Codd opted for explicit operators that are quite powerful but require a thorough knowledge of the Database by the user. At that time, this was possible because databases had few tables, but with large databases nowadays it would be impracticable.
Using SQL language syntax (Structured Query Language, developed by IBM directly based on Codd’s works), let’s return to the example seen to introduce the URA and let’s say that we want to list for each customer his invoices and for each invoice its lines. We should do something like the following:
Select Customers.Customer, CustomerName, Invoices.Invoice, InvoiceDate, Products.Product, ProductDescription, AmountSold,
From Customers, Invoices, InvoiceLines, Products
Where Customers.Customer = Invoices.Customer and
Invoices.Invoice= InvoiceLines.Invoice and
InvoiceLines.Product = Products.Product
Order by Customer, Invoice, Product
This way of writing is too heavy (with Select we state the output columns, with From the tables where data must be obtained, with Where the way in which tables must be combined and with Order By the output order) and users will have no possibility of writing these queries if the database has 1000 tables instead of a few tables.
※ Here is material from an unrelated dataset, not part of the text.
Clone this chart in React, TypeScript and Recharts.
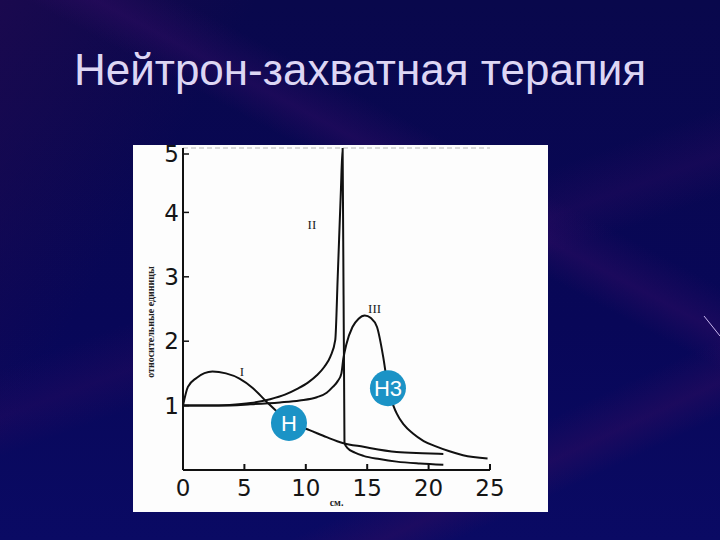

With the concepts we have introduced here, the above can be written in a very simple way:
Select Customer, CustomerName, Invoice, InvoiceDate, Product, ProductDescription, AmountSold.
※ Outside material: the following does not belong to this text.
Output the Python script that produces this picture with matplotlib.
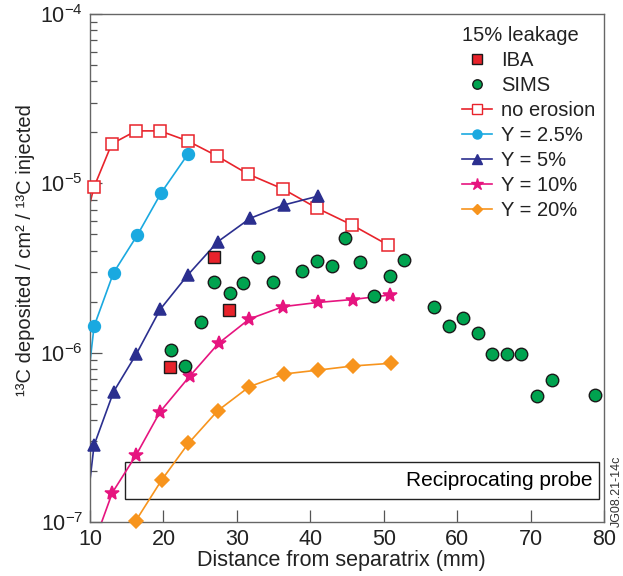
import matplotlib
matplotlib.use("Agg")
import matplotlib.pyplot as plt
from matplotlib.lines import Line2D
from matplotlib.patches import Rectangle

plt.rcParams['font.family'] = ['Liberation Sans', 'DejaVu Sans']
plt.rcParams['mathtext.fontset'] = 'custom'
plt.rcParams['mathtext.rm'] = 'Liberation Sans'
plt.rcParams['mathtext.it'] = 'Liberation Sans:italic'
plt.rcParams['mathtext.bf'] = 'Liberation Sans:bold'

# model curves (first point of each line sits outside the axes, clipped)
x_noero = [8.5, 10.54, 12.96, 16.26, 19.53, 23.3, 27.3, 31.5, 36.3, 40.9, 45.7, 50.6]
y_noero = [4.2e-6, 9.5e-6, 1.71e-5, 2.04e-5, 2.04e-5, 1.78e-5, 1.45e-5, 1.135e-5, 9.25e-6, 7.14e-6, 5.67e-6, 4.32e-6]

x_y25 = [9.0, 10.55, 13.2, 16.45, 19.7, 23.3]
y_y25 = [3.65e-7, 1.43e-6, 2.96e-6, 4.95e-6, 8.8e-6, 1.48e-5]

x_y5 = [9.0, 10.55, 13.2, 16.3, 19.55, 23.3, 27.4, 31.8, 36.4, 41.1]
y_y5 = [7.5e-8, 2.84e-7, 5.87e-7, 9.8e-7, 1.80e-6, 2.87e-6, 4.52e-6, 6.21e-6, 7.45e-6, 8.41e-6]

x_y10 = [11.0, 13.04, 16.27, 19.55, 23.6, 27.5, 31.7, 36.3, 41.1, 45.8, 50.8]
y_y10 = [8.5e-8, 1.49e-7, 2.48e-7, 4.48e-7, 7.28e-7, 1.135e-6, 1.58e-6, 1.87e-6, 1.98e-6, 2.06e-6, 2.19e-6]

x_y20 = [16.26, 19.76, 23.39, 27.39, 31.69, 36.42, 41.09, 45.78, 50.95]
y_y20 = [1.02e-7, 1.77e-7, 2.91e-7, 4.54e-7, 6.29e-7, 7.48e-7, 7.89e-7, 8.34e-7, 8.65e-7]

# measurements
x_iba = [20.89, 26.89, 28.93]
y_iba = [8.26e-7, 3.66e-6, 1.79e-6]

x_sims = [21.03, 22.98, 25.08, 26.89, 29.07, 30.88, 32.92, 34.88, 38.83, 40.95, 42.92, 44.73, 46.77,
          48.68, 50.86, 52.77, 56.85, 58.9, 60.84, 62.88, 64.79, 66.75, 68.66, 70.92, 72.88, 78.77]
y_sims = [1.035e-6, 8.34e-7, 1.51e-6, 2.62e-6, 2.26e-6, 2.57e-6, 3.66e-6, 2.62e-6, 3.03e-6, 3.48e-6, 3.26e-6, 4.73e-6, 3.44e-6,
          2.17e-6, 2.83e-6, 3.52e-6, 1.85e-6, 1.44e-6, 1.60e-6, 1.31e-6, 9.8e-7, 9.8e-7, 9.8e-7, 5.56e-7, 6.89e-7, 5.62e-7]

RED = '#e8232b'
CYAN = '#1aa9e0'
NAVY = '#2b2f8f'
PINK = '#e6147f'
ORANGE = '#f7941d'
GREEN = '#00a34f'

fig = plt.figure(figsize=(6.23, 5.76), dpi=100)
ax = fig.add_axes([0.1445, 0.0938, 0.825, 0.8819])

def model(x, y, color, marker, ms, skip_first=True, mfc=None):
    ax.plot(x, y, '-', color=color, lw=1.2, zorder=2)
    xs, ys = (x[1:], y[1:]) if skip_first else (x, y)
    ax.plot(xs, ys, ls='none', marker=marker, ms=ms, color=color,
            mfc=mfc if mfc else color, mec=color, mew=1.1, clip_on=False, zorder=3)

model(x_noero, y_noero, RED, 's', 8.3, mfc='white')
model(x_y25, y_y25, CYAN, 'o', 8.5)
model(x_y5, y_y5, NAVY, '^', 8.5)
model(x_y10, y_y10, PINK, '*', 10.5)
model(x_y20, y_y20, ORANGE, 'D', 7, skip_first=False)

ax.plot(x_sims, y_sims, ls='none', marker='o', ms=9, mfc=GREEN, mec='#1a1a1a', mew=1.0, zorder=4, clip_on=False)
ax.plot(x_iba, y_iba, ls='none', marker='s', ms=8, mfc=RED, mec='#1a1a1a', mew=1.0, zorder=4)

ax.add_patch(Rectangle((14.77, 1.36e-7), 79.3 - 14.77, 2.27e-7 - 1.36e-7,
                       fill=False, ec='#222222', lw=1.0, zorder=1))
ax.text(78.4, 1.76e-7, 'Reciprocating probe', ha='right', va='center', fontsize=15)

ax.set_yscale('log')
ax.set_xlim(10, 80)
ax.set_ylim(1e-7, 1e-4)
ax.set_xticks([10, 20, 30, 40, 50, 60, 70, 80])

ax.tick_params(axis='both', which='major', direction='in', length=8.5, width=0.9,
               labelsize=15.5, colors='#555555', labelcolor='#222222', pad=5)
ax.tick_params(axis='y', which='minor', direction='in', length=4.8, width=0.9, colors='#555555')
for sp in ax.spines.values():
    sp.set_color('#666666')
    sp.set_linewidth(1.0)

ax.set_xlabel('Distance from separatrix (mm)', fontsize=15.5, color='#222222', labelpad=1)
ax.xaxis.set_label_coords(0.49, -0.055)
ax.set_ylabel('¹³C deposited / cm² / ¹³C injected', fontsize=14.5, color='#222222')
ax.yaxis.set_label_coords(-0.108, 0.535)

handles = [
    Line2D([], [], ls='none', marker='s', ms=6.8, mfc=RED, mec='#1a1a1a'),
    Line2D([], [], ls='none', marker='o', ms=6.8, mfc=GREEN, mec='#1a1a1a'),
    Line2D([], [], color=RED, lw=1.2, marker='s', ms=7, mfc='white', mec=RED),
    Line2D([], [], color=CYAN, lw=1.2, marker='o', ms=6.5),
    Line2D([], [], color=NAVY, lw=1.2, marker='^', ms=6.5),
    Line2D([], [], color=PINK, lw=1.2, marker='*', ms=9),
    Line2D([], [], color=ORANGE, lw=1.2, marker='D', ms=5.5),
]
labels = ['IBA', 'SIMS', 'no erosion', 'Y = 2.5%', 'Y = 5%', 'Y = 10%', 'Y = 20%']
leg = ax.legend(handles, labels, title='15% leakage', loc='upper right',
                bbox_to_anchor=(1.0, 0.995), frameon=False, fontsize=14.5, title_fontsize=14.5,
                handlelength=1.45, handletextpad=0.45, labelspacing=0.3, borderaxespad=0.0,
                borderpad=0.45, alignment='left')
for t in leg.get_texts():
    t.set_color('#222222')
leg.get_title().set_color('#222222')

fig.text(0.9895, 1 - 527 / 576, 'JG08.21-14c', rotation=90, fontsize=9, ha='center', va='bottom', color='#333333')

fig.savefig('out.png', dpi=100)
Order by Customer, Invoice, Product
where we simply list the output columns in the order we want and we determine the order of the lines in this output column since the system knows all the rest.
In GeneXus, we opted for high-level implicit operators that allow writing queries in a very simple way and allow these queries to be independent of the tables where data resides. We never refer to tables; the system determines the tables to be used at generation time. This is a very important feature since Databases are never stable, there are always modifications and frequently an attribute moves from one table to another. GeneXus query specification will remain valid, SQL specification will not.